SEC Publishes White Paper
Examining Outcomes of Investing in OTC Stocks



Using data extracted from theOTC.today database of promoted tickers, the United States Securities and Exchange Commission offers evidence that penny stocks are a bad bet

December 18, 2016: Last Friday, the U.S. Securities and Exchange Commission's Division of Economic and Risk Analysis released its analysis of trading in OTC stocks. These issuers predominately consist of companies with penny stocks.

Data obtained from theOTC.today played a significant role in the SEC's comprehensive discussion. As mentioned several times throughout the White Paper, the SEC relied on our reporting of promotions as the basis for several components of their analysis.
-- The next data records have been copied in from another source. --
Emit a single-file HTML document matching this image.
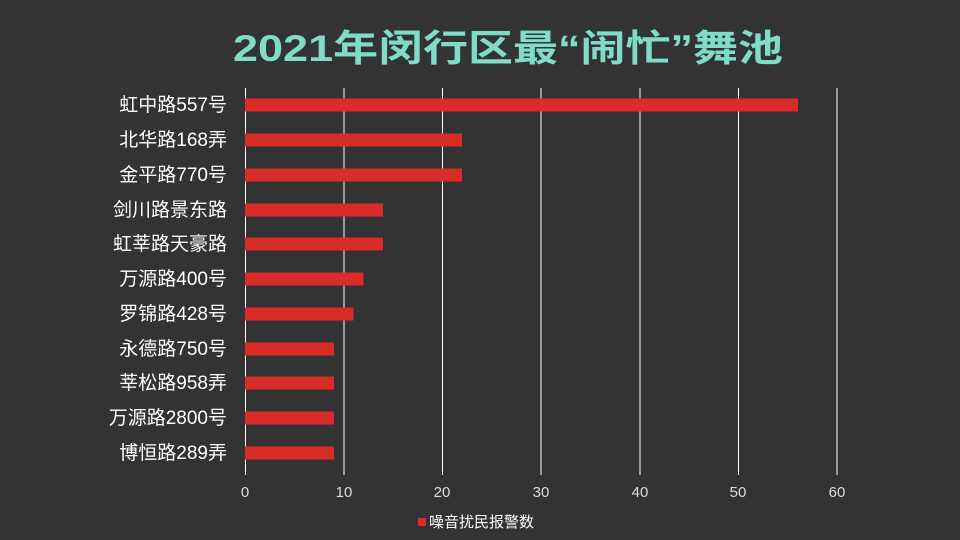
<!DOCTYPE html>
<html><head><meta charset="utf-8"><style>
html,body{margin:0;padding:0;background:#333333;}
svg{display:block;}
</style></head><body>
<svg width="960" height="540" xmlns="http://www.w3.org/2000/svg" font-family="Liberation Sans, Noto Sans CJK SC, sans-serif">
<rect width="960" height="540" fill="#333333"/>
<text x="233" y="61" font-size="37" font-weight="bold" fill="#7fdcc8" textLength="550" lengthAdjust="spacingAndGlyphs" font-family="Liberation Sans, Noto Sans CJK SC, sans-serif">2021年闵行区最“闹忙”舞池</text>
<g stroke="#ffffff" stroke-width="1">
<line x1="245.5" y1="88" x2="245.5" y2="475"/>
<line x1="344" y1="88" x2="344" y2="475"/>
<line x1="442.5" y1="88" x2="442.5" y2="475"/>
<line x1="541" y1="88" x2="541" y2="475"/>
<line x1="640" y1="88" x2="640" y2="475"/>
<line x1="738.5" y1="88" x2="738.5" y2="475"/>
<line x1="837" y1="88" x2="837" y2="475"/>
</g>
<g fill="#d92b27">
<rect x="245" y="98.5" width="553" height="13"/>
<rect x="245" y="133.5" width="217" height="13"/>
<rect x="245" y="168.5" width="217" height="13"/>
<rect x="245" y="203.5" width="138" height="13"/>
<rect x="245" y="237.5" width="138" height="13"/>
<rect x="245" y="272.5" width="118.5" height="13"/>
<rect x="245" y="307.5" width="108.5" height="13"/>
<rect x="245" y="342.5" width="89" height="13"/>
<rect x="245" y="376.5" width="89" height="13"/>
<rect x="245" y="411.5" width="89" height="13"/>
<rect x="245" y="446.5" width="89" height="13"/>
</g>
<g fill="#ffffff" font-size="19" text-anchor="end">
<text x="227" y="111">虹中路557号</text>
<text x="227" y="146">北华路168弄</text>
<text x="227" y="181">金平路770号</text>
<text x="227" y="216">剑川路景东路</text>
<text x="227" y="250">虹莘路天豪路</text>
<text x="227" y="285">万源路400号</text>
<text x="227" y="320">罗锦路428号</text>
<text x="227" y="355">永德路750号</text>
<text x="227" y="389">莘松路958弄</text>
<text x="227" y="424">万源路2800号</text>
<text x="227" y="459">博恒路289弄</text>
</g>
<g fill="#dddddd" font-size="15" text-anchor="middle">
<text x="245" y="497">0</text>
<text x="344" y="497">10</text>
<text x="442" y="497">20</text>
<text x="541" y="497">30</text>
<text x="640" y="497">40</text>
<text x="738" y="497">50</text>
<text x="837" y="497">60</text>
</g>
<rect x="418" y="518" width="8" height="8" fill="#d92b27"/>
<text x="429" y="527" fill="#ffffff" font-size="15">噪音扰民报警数</text>
</svg>
</body></html>
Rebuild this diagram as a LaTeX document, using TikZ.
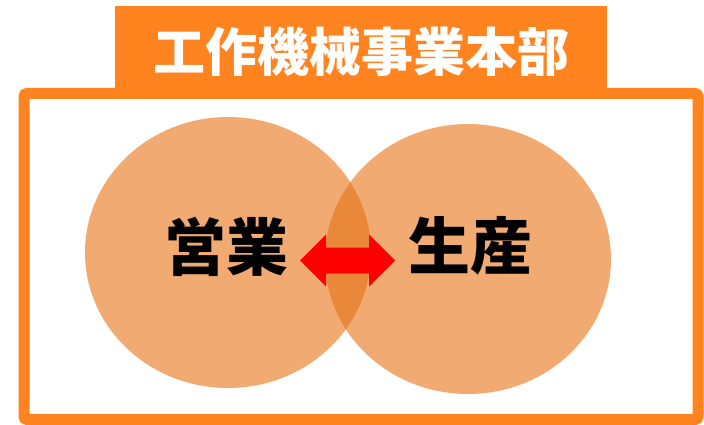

The White Paper looks at three aspects of over-the-counter (OTC) stocks: (1) the recent trends in the OTC stock market structure and size; (2) the documented properties of OTC stocks; and (3) the differences in returns based on investor and stock characteristics. It reports that 10,000 OTC stocks were quoted at the end of 2013 through 2015, which generated a total trading volume of over $200 billion per year. Not surprisingly, volume is concentrated on those issues which have no registration or reporting requirements, have little to no liquidity (assets), are manipulated through false and misleading press releases and promotion campaigns. These characteristics are likely to lead to penny stock fraud. The paper reports that on average, these stocks create huge losses for traders, rarely growing into a real company. No shock there.

1.8 million trades by over 200,000 individual investors were the basis for the report. which concluded, not surprisingly, that most traders lose money on most trades. Equally unsurprising is that the worst results come from trading in promoted tickers.

Most disturbingly, seniors are reported to be a large portion of the demographic that absorbs losses in ill-intended OTC issuers. We find this plausible based on the numerous emails we've received from older traders claiming to have lost their life savings to the perpetrators of these deplorable schemes.

The White Paper is a must read for all traders in OTC issuers and will hopefully open the eyes of those who delude themselves into believing that trading in these phony baloney companies can result in profits for those other than company insiders, perpetrators of pump and dump schemes, or those traders who are sophisticated enough to take advantage of the gullibility of the average retail investor.